**Request:**
In the records below, reproduce exactly the lines from the one containing "What matplotlib code" through the one containing "fontsize=17.5, linespacing=1.1, color='black')", both included, and omit the pictures.

Recorded data:
------
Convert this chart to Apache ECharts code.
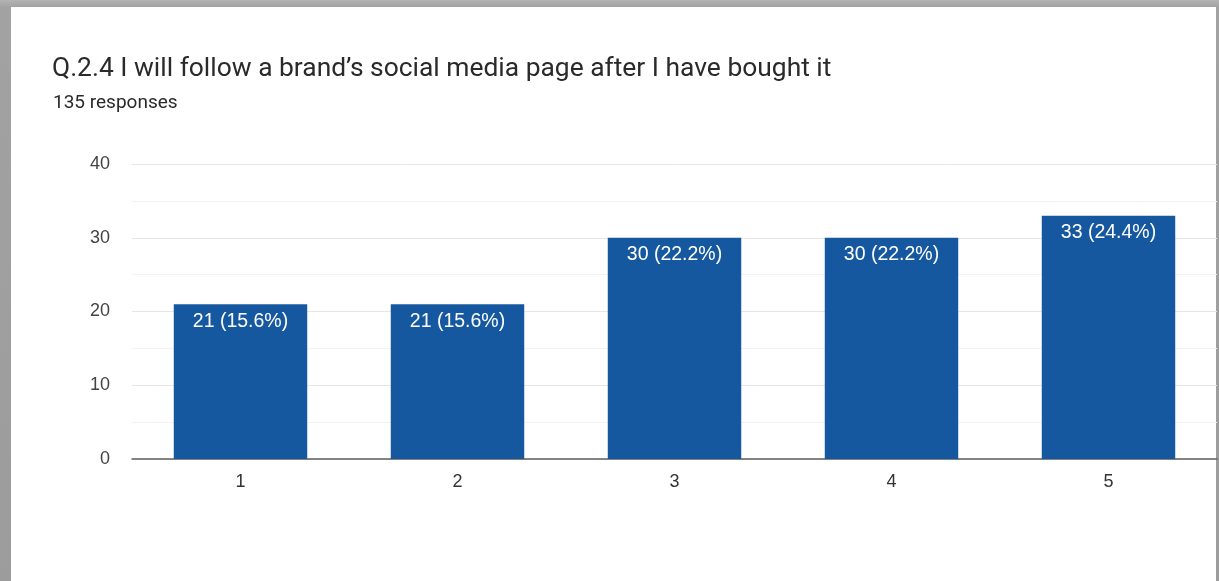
<!DOCTYPE html>
<html>
<head>
<meta charset="utf-8">
<script src="https://cdn.jsdelivr.net/npm/echarts@6/dist/echarts.min.js"></script>
<style>
  html, body { margin: 0; padding: 0; width: 1219px; height: 581px; overflow: hidden; }
  body { background: linear-gradient(to bottom, #b4b4b4 0px, #a2a2a2 7px, #9c9c9c 100%); position: relative; }
  #card { position: absolute; left: 11px; top: 7px; width: 1205px; height: 574px; background: #ffffff; }
  #chart { position: absolute; left: 0; top: 0; width: 1219px; height: 581px; }
</style>
</head>
<body>
<div id="card"></div>
<div id="chart"></div>
<script>
// Survey answers on a 1–5 scale and the number of respondents choosing each
const categories = ['1', '2', '3', '4', '5'];
const counts = [21, 21, 30, 30, 33];
const yTicks = [0, 10, 20, 30, 40];

const total = counts.reduce((a, b) => a + b, 0);

const chart = echarts.init(document.getElementById('chart'), null, { renderer: 'canvas' });

chart.setOption({
  backgroundColor: 'transparent',
  animation: false,
  title: [
    {
      text: 'Q.2.4 I will follow a brand\u2019s social media page after I have bought it',
      left: 47,
      top: 51,
      textStyle: { fontFamily: 'Roboto', fontSize: 26.4, fontWeight: 'normal', color: '#2a2a2a' }
    },
    {
      text: total + ' responses',
      left: 48,
      top: 89,
      textStyle: { fontFamily: 'Roboto', fontSize: 19, fontWeight: 'normal', color: '#2a2a2a' }
    }
  ],
  grid: { left: 132, right: 2, top: 164, bottom: 122, containLabel: false },
  xAxis: {
    type: 'category',
    data: categories,
    axisLine: { show: true, lineStyle: { color: '#5f5f5f', width: 1.5 } },
    axisTick: { show: false },
    axisLabel: { fontFamily: 'Liberation Sans, Arial', fontSize: 18, color: '#333', margin: 14 }
  },
  yAxis: {
    type: 'value',
    min: yTicks[0],
    max: yTicks[yTicks.length - 1],
    interval: 10,
    axisLine: { show: false },
    axisTick: { show: false },
    axisLabel: { fontFamily: 'Liberation Sans, Arial', fontSize: 18, color: '#444', margin: 22 },
    splitLine: { show: true, lineStyle: { color: '#e6e6e6', width: 1 } },
    minorTick: { show: false, splitNumber: 2 },
    minorSplitLine: { show: true, lineStyle: { color: '#f3f3f3', width: 1 } }
  },
  series: [{
    type: 'bar',
    data: counts,
    barCategoryGap: '38.5%',
    itemStyle: { color: '#1558a0' },
    label: {
      show: true,
      position: 'insideTop',
      distance: 7,
      fontFamily: 'Liberation Sans, Arial',
      fontSize: 19.5,
      color: '#ffffff',
      formatter: p => p.value + ' (' + (p.value / total * 100).toFixed(1) + '%)'
    }
  }]
});
</script>
</body>
</html>
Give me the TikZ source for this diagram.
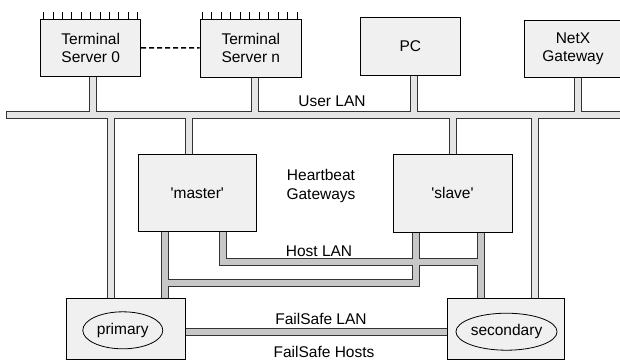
\documentclass[tikz,border=0pt]{standalone}
\usepackage{fontspec}
\setmainfont{Liberation Sans}[Ligatures=TeXOff]
\usetikzlibrary{shapes}
\usetikzlibrary{backgrounds}

\begin{document}
\begin{tikzpicture}[x=1pt,y=-1pt,font=\fontsize{15.5}{18.6}\selectfont]
\tikzstyle{lan}=[line width=1pt,draw=black!80,double distance=6pt,line cap=rect]
\tikzset{machine/.style={draw,line width=0.8pt,fill=black!6,align=center,inner sep=0pt},
hote/.style={draw,ellipse,line width=0.8pt,inner sep=0pt,minimum height=37pt}}
\useasboundingbox (0,0) rectangle (620,360);
\coordinate (ulanW) at (9.5,114.5);
\coordinate (ulanE) at (630,114.5);
\coordinate (hlan) at (0,262);
\coordinate (hlow) at (0,283);
% machines
\node [machine,minimum width=100pt,minimum height=57.7pt] (ts0) at (90.7,47.8) {Terminal\\Server 0};
\node [machine,minimum width=101.7pt,minimum height=58pt] (tsn) at (250.8,48) {Terminal\\Server n};
\node [machine,minimum width=100.7pt,minimum height=58pt] (pc) at (410.3,46) {PC};
\node [machine,minimum width=98pt,minimum height=56.3pt] (netx) at (573,48.8) {NetX\\Gateway};
\node [machine,minimum width=118.7pt,minimum height=77.7pt] (master) at (197.3,192.8) {'master'};
\node [machine,minimum width=119pt,minimum height=78pt] (slave) at (452.5,193) {'slave'};
\node [machine,minimum width=118.3pt,minimum height=61pt] (primary) at (125.8,328.5) {};
\node [machine,minimum width=117pt,minimum height=61pt] (secondary) at (505.5,328.5) {};
\node [hote,minimum width=80pt] (primaryhost) at (122.8,330.3) {primary};
\node [hote,minimum width=95pt] (secondaryhost) at (506.5,331.7) {secondary};
\foreach \i in {0,...,10} {
  \draw [line width=0.8pt] ([xshift=3.3pt+\i*9.4pt]ts0.north west) -- ++(0,-7);
  \draw [line width=0.8pt] ([xshift=2.7pt+\i*9.5pt]tsn.north west) -- ++(0,-7);
}
\draw [line width=1.5pt,dash pattern=on 5pt off 3pt] (ts0) -- (tsn);
% networks
\begin{scope}[on background layer]
\draw [lan,double=black!10] (ulanW) -- (ulanE)
  ([xshift=2.6pt]ts0.south) -- ([xshift=2.6pt]ts0.south |- ulanW)
  ([xshift=3.7pt]tsn.south) -- ([xshift=3.7pt]tsn.south |- ulanW)
  ([xshift=3.7pt]pc.south) -- ([xshift=3.7pt]pc.south |- ulanW)
  ([xshift=5pt]netx.south) -- ([xshift=5pt]netx.south |- ulanW)
  ([xshift=-8.8pt]master.north) -- ([xshift=-8.8pt]master.north |- ulanW)
  ([xshift=0.5pt]slave.north) -- ([xshift=0.5pt]slave.north |- ulanW)
  ([xshift=-14.8pt]primary.north) -- ([xshift=-14.8pt]primary.north |- ulanW)
  ([xshift=29pt]secondary.north) -- ([xshift=29pt]secondary.north |- ulanW);
\draw [lan,double=black!22] ([xshift=-32.3pt]master.south) -- ([xshift=-32.3pt]master.south |- primary.north)
  ([xshift=-32.3pt]master.south |- hlow) -| ([xshift=-36.5pt]slave.south)
  ([xshift=25.2pt]master.south) |- ([xshift=28.5pt]slave.south |- hlan)
  ([xshift=28.5pt]slave.south) -- ([xshift=28.5pt]slave.south |- secondary.north);
\draw [lan,double=black!22] ([yshift=-3.2pt]primary.east) -- ([yshift=-3.2pt]secondary.west);
\end{scope}
% labels
\node (userlan) at (332,101) {User LAN};
\node [align=center] (heartbeat) at (321,186) {Heartbeat\\Gateways};
\node (hostlan) at (319,251) {Host LAN};
\node (failsafelan) at (321,318.5) {FailSafe LAN};
\node (failsafehosts) at (324,352) {FailSafe Hosts};
\end{tikzpicture}
\end{document}
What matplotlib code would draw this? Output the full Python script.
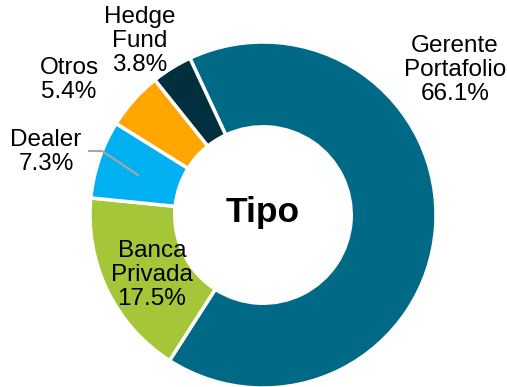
import matplotlib.pyplot as plt

# Distribución por tipo de inversionista (%)
categorias = ['Gerente\nPortafolio', 'Banca\nPrivada', 'Dealer', 'Otros', 'Hedge\nFund']
valores = [66.1, 17.5, 7.3, 5.4, 3.8]
colores = ['#006A86', '#A6C639', '#00B0F0', '#FFA600', '#022F3E']

plt.rcParams['font.family'] = ['Liberation Sans', 'DejaVu Sans']

W, H = 507, 387
cx, cy, R = 263, 215, 173          # centro y radio en pixeles

fig = plt.figure(figsize=(W / 100, H / 100), dpi=100)
ax = fig.add_axes([0, 0, 1, 1])

wedges, _ = ax.pie(valores, colors=colores, startangle=115, counterclock=False,
                   radius=1.0, wedgeprops=dict(width=0.49, edgecolor='white', linewidth=2.5))

ax.set_xlim(-cx / R, (W - cx) / R)
ax.set_ylim(-(H - cy) / R, cy / R)
ax.set_aspect('equal')
ax.axis('off')


def px(x, y):
    return (x - cx) / R, (cy - y) / R


# posiciones de las etiquetas (pixeles)
pos_etq = [(455, 70), (152, 275), (46, 152), (69, 80), (140, 41)]
for nombre, v, (x, y) in zip(categorias, valores, pos_etq):
    ax.text(*px(x, y), f'{nombre}\n{v:.1f}%', ha='center', va='center',
            fontsize=17.5, linespacing=1.1, color='black')

# línea guía de Dealer
lx, ly = zip(px(89, 151), px(102, 151), px(138, 175))
ax.plot(lx, ly, color='#A6A6A6', lw=1.5)

ax.text(*px(263, 212), 'Tipo', ha='center', va='center', fontsize=25.5, fontweight='bold')

fig.savefig('out.png', dpi=100)
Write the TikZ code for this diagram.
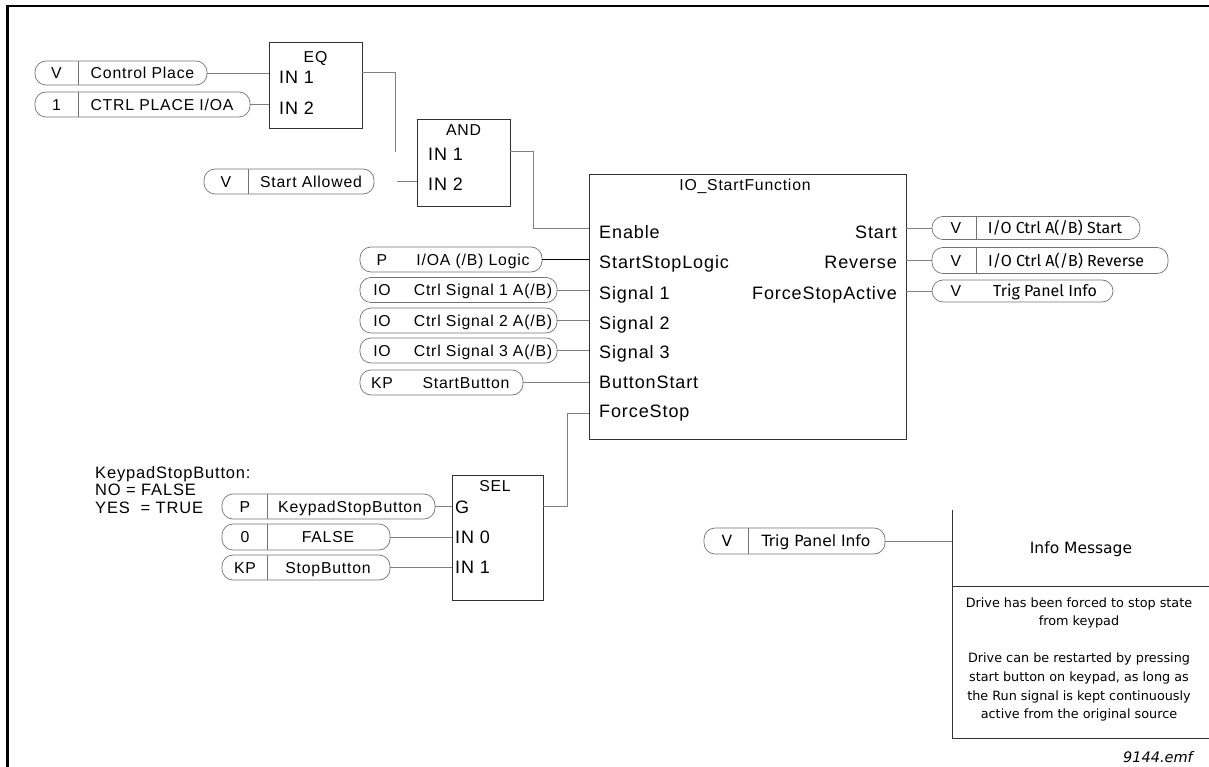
\documentclass[tikz,border=0pt]{standalone}
\usepackage{fontspec}
\setmainfont{Liberation Sans}
\newfontfamily\arl{Liberation Sans}[LetterSpace=5]
\newfontfamily\dinf{Fira Sans}
\newfontfamily\tahf{DejaVu Sans}
\newcommand\fpill{\arl\fontsize{15.8}{18}\selectfont}
\newcommand\fport{\arl\fontsize{18}{21}\selectfont}
\newcommand\fttl{\arl\fontsize{15.8}{18}\selectfont}
\newcommand\fnote{\arl\fontsize{16.5}{19}\selectfont}
\newcommand\fdin{\dinf\fontsize{16}{19}\selectfont}
\newcommand\ftahbig{\tahf\fontsize{15.5}{18}\selectfont}
\newcommand\ftahsm{\tahf\fontsize{12.8}{15}\selectfont}
\definecolor{ln}{gray}{0.5}
\definecolor{bx}{gray}{0.2}
\definecolor{pl}{gray}{0.45}
\tikzset{
 pill/.style={draw=pl, line width=0.7pt, rounded corners=11pt, inner sep=0pt, outer sep=0pt, anchor=west, minimum height=25pt},
 box/.style={draw=bx, line width=0.9pt, inner sep=0pt, outer sep=0pt, anchor=north west},
 conn/.style={draw=ln, line width=0.7pt},
 div/.style={draw=pl, line width=0.6pt},
 ptxt/.style={inner sep=0pt, font=\fpill, text height=11.3pt, text depth=0pt},
 port/.style={inner sep=0pt, font=\fport, anchor=west, text height=12.9pt, text depth=0pt},
 rport/.style={port, anchor=east},
 ttl/.style={inner sep=0pt, font=\fttl, text height=11.3pt, text depth=0pt},
 dtxt/.style={inner sep=0pt, font=\fdin, text height=11pt, text depth=0pt},
 tbig/.style={inner sep=0pt, font=\ftahbig, text height=11.3pt, text depth=0pt},
 tsm/.style={inner sep=0pt, font=\ftahsm, text height=9.3pt, text depth=0pt},
 note/.style={inner sep=0pt, font=\fnote, anchor=west, text height=11.8pt, text depth=0pt},
}
\begin{document}
\begin{tikzpicture}[x=1pt,y=-1pt]
\useasboundingbox (0,0) rectangle (1209,767);
% frame
\draw[line width=2.6pt] (7.3,767) -- (7.3,6.2) -- (1209,6.2);

% ---------- EQ ----------
\node[box, minimum width=93pt, minimum height=86pt] (eq) at (269,42) {};
\node[ttl] (eqt) at (315.5,57) {EQ};
\node[port] (eqi1) at (279,77) {IN 1};
\node[port] (eqi2) at (279,108) {IN 2};

\node[pill, minimum width=172pt, minimum height=24pt] (cp) at (35,73) {};
\draw[div] (78,61) -- (78,85);
\node[ptxt] (cpv) at (56.5,73) {V};
\node[ptxt] (cpt) at (142.5,73) {Control Place};

\node[pill, minimum width=215pt] (cpl) at (35,104.5) {};
\draw[div] (78,92) -- (78,117);
\node[ptxt] (cplv) at (56.5,104.5) {1};
\node[ptxt] (cplt) at (162,104.5) {CTRL PLACE I/OA};

\draw[conn] (cp.east) -- (cp.east -| eq.west);
\draw[conn] (cpl.east) -- (cpl.east -| eq.west);
\coordinate (eqa) at (395,72);
\coordinate (eqb) at (395,152);
\draw[conn] (eqa -| eq.east) -- (eqa) -- (eqb);

% ---------- AND ----------
\node[box, minimum width=93pt, minimum height=87pt] (and) at (417,119) {};
\node[ttl] (andt) at (463.5,130) {AND};
\node[port] (andi1) at (428,154) {IN 1};
\node[port] (andi2) at (428,184) {IN 2};

\node[pill, minimum width=170pt] (sa) at (204,181.5) {};
\draw[div] (248,169) -- (248,194);
\node[ptxt] (sav) at (226,181.5) {V};
\node[ptxt] (sat) at (311,181.5) {Start Allowed};
\coordinate (andin) at (397,181);
\draw[conn] (andin) -- (andin -| and.west);

\coordinate (anda) at (533,151);
\coordinate (andb) at (533,228);
\draw[conn] (anda -| and.east) -- (anda) -- (andb) -- (andb -| 589,0);

% ---------- IO_StartFunction ----------
\node[box, minimum width=317pt, minimum height=265pt] (io) at (589,174) {};
\node[ttl] (iot) at (745,185) {IO\_StartFunction};
\node[port] (pen) at (599,232) {Enable};
\node[port] (pssl) at (599,262) {StartStopLogic};
\node[port] (ps1) at (599,293) {Signal 1};
\node[port] (ps2) at (599,323) {Signal 2};
\node[port] (ps3) at (599,352) {Signal 3};
\node[port] (pbs) at (599,382) {ButtonStart};
\node[port] (pfs) at (599,411) {ForceStop};
\node[rport] (pst) at (897,232) {Start};
\node[rport] (prv) at (897,262) {Reverse};
\node[rport] (pfa) at (897,293) {ForceStopActive};

\node[pill, minimum width=182pt] (ssl) at (360,259.5) {};
\node[ptxt] (sslv) at (382,259.5) {P};
\node[ptxt] (sslt) at (473,259.5) {I/OA (/B) Logic};
\node[pill, minimum width=197pt] (s1) at (360,290) {};
\node[ptxt] (s1v) at (382,290) {IO};
\node[ptxt] (s1t) at (483,290) {Ctrl Signal 1 A(/B)};
\node[pill, minimum width=197pt] (s2) at (360,320.5) {};
\node[ptxt] (s2v) at (382,320.5) {IO};
\node[ptxt] (s2t) at (483,320.5) {Ctrl Signal 2 A(/B)};
\node[pill, minimum width=197pt] (s3) at (360,350.5) {};
\node[ptxt] (s3v) at (382,350.5) {IO};
\node[ptxt] (s3t) at (483,350.5) {Ctrl Signal 3 A(/B)};
\node[pill, minimum width=163pt] (sb) at (360,382.5) {};
\node[ptxt] (sbv) at (382,382.5) {KP};
\node[ptxt] (sbt) at (466,382.5) {StartButton};

\draw[line width=0.9pt] (ssl.east) -- (ssl.east -| io.west);
\draw[conn] (s1.east) -- (s1.east -| io.west);
\draw[conn] (s2.east) -- (s2.east -| io.west);
\draw[conn] (s3.east) -- (s3.east -| io.west);
\draw[conn] (sb.east) -- (sb.east -| io.west);

% outputs
\node[pill, minimum width=208pt, minimum height=23pt] (ost) at (932,228) {};
\draw[div] (976,216.5) -- (976,239.5);
\node[ptxt] (ostv) at (956,228) {V};
\node[dtxt] (ostt) at (1055,228) {I/O Ctrl A(/B) Start};
\node[pill, minimum width=236pt, minimum height=26pt] (orv) at (932,260.5) {};
\draw[div] (976,247.5) -- (976,273.5);
\node[ptxt] (orvv) at (956,260.5) {V};
\node[dtxt] (orvt) at (1066,260.5) {I/O Ctrl A(/B) Reverse};
\node[pill, minimum width=181pt, minimum height=22pt] (otp) at (932,291) {};
\node[ptxt] (otpv) at (956,291) {V};
\node[dtxt] (otpt) at (1045,291) {Trig Panel Info};

\draw[conn] (ost.west -| io.east) -- (ost.west);
\draw[conn] (orv.west -| io.east) -- (orv.west);
\draw[conn] (otp.west -| io.east) -- (otp.west);

% ---------- SEL ----------
\node[box, minimum width=91pt, minimum height=125pt] (sel) at (452,475) {};
\node[ttl] (selt) at (495,486) {SEL};
\node[port] (selg) at (455,507) {G};
\node[port] (sel0) at (455,537) {IN 0};
\node[port] (sel1) at (455,567) {IN 1};

\node[pill, minimum width=213pt] (ksb) at (222,506.5) {};
\draw[div] (267,494) -- (267,519);
\node[ptxt] (ksbv) at (245,506.5) {P};
\node[ptxt] (ksbt) at (350,506.5) {KeypadStopButton};
\node[pill, minimum width=168pt, minimum height=26pt] (fal) at (222,537) {};
\draw[div] (267,524) -- (267,550);
\node[ptxt] (falv) at (245,537) {0};
\node[ptxt] (falt) at (328,537) {FALSE};
\node[pill, minimum width=168pt] (stb) at (222,567.5) {};
\draw[div] (267,555) -- (267,580);
\node[ptxt] (stbv) at (245,567.5) {KP};
\node[ptxt] (stbt) at (328,567.5) {StopButton};

\draw[conn] (ksb.east) -- (ksb.east -| sel.west);
\draw[conn] (fal.east) -- (fal.east -| sel.west);
\draw[conn] (stb.east) -- (stb.east -| sel.west);

\coordinate (sela) at (567,506);
\coordinate (selb) at (567,413);
\draw[conn] (sela -| sel.east) -- (sela) -- (selb) -- (selb -| io.west);

\node[note] (n1) at (95,473) {KeypadStopButton:};
\node[note] (n2) at (95,490) {NO = FALSE};
\node[note] (n3) at (95,508) {YES \ = TRUE};

% ---------- Info message ----------
\node[pill, minimum width=181pt, minimum height=26pt] (itp) at (704,541) {};
\draw[div] (748,528) -- (748,554);
\node[tbig] (itpv) at (727,541) {V};
\node[tbig] (itpt) at (816,541) {Trig Panel Info};
\coordinate (infl) at (952,541);
\draw[conn] (itp.east) -- (infl);
\draw[draw=bx, line width=0.9pt] (952,510) -- (952,738) -- (1209,738);
\draw[draw=bx, line width=0.9pt] (952,586) -- (1209,586);
\node[tbig] (imt) at (1081,548) {Info Message};
\node[tsm] (m1) at (1079,603) {Drive has been forced to stop state};
\node[tsm] (m2) at (1079,621) {from keypad};
\node[tsm] (m3) at (1079,658) {Drive can be restarted by pressing};
\node[tsm] (m4) at (1079,677) {start button on keypad, as long as};
\node[tsm] (m5) at (1079,696) {the Run signal is kept continuously};
\node[tsm] (m6) at (1079,714) {active from the original source};

\node[inner sep=0pt, font=\tahf\itshape\fontsize{14.5}{17}\selectfont, text height=10.5pt, text depth=0pt] (emf) at (1158,757) {9144.emf};
\end{tikzpicture}
\end{document}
------
**Response below:**
What matplotlib code would draw this? Output the full Python script.
import matplotlib.pyplot as plt

# Distribución por tipo de inversionista (%)
categorias = ['Gerente\nPortafolio', 'Banca\nPrivada', 'Dealer', 'Otros', 'Hedge\nFund']
valores = [66.1, 17.5, 7.3, 5.4, 3.8]
colores = ['#006A86', '#A6C639', '#00B0F0', '#FFA600', '#022F3E']

plt.rcParams['font.family'] = ['Liberation Sans', 'DejaVu Sans']

W, H = 507, 387
cx, cy, R = 263, 215, 173          # centro y radio en pixeles

fig = plt.figure(figsize=(W / 100, H / 100), dpi=100)
ax = fig.add_axes([0, 0, 1, 1])

wedges, _ = ax.pie(valores, colors=colores, startangle=115, counterclock=False,
                   radius=1.0, wedgeprops=dict(width=0.49, edgecolor='white', linewidth=2.5))

ax.set_xlim(-cx / R, (W - cx) / R)
ax.set_ylim(-(H - cy) / R, cy / R)
ax.set_aspect('equal')
ax.axis('off')


def px(x, y):
    return (x - cx) / R, (cy - y) / R


# posiciones de las etiquetas (pixeles)
pos_etq = [(455, 70), (152, 275), (46, 152), (69, 80), (140, 41)]
for nombre, v, (x, y) in zip(categorias, valores, pos_etq):
    ax.text(*px(x, y), f'{nombre}\n{v:.1f}%', ha='center', va='center',
            fontsize=17.5, linespacing=1.1, color='black')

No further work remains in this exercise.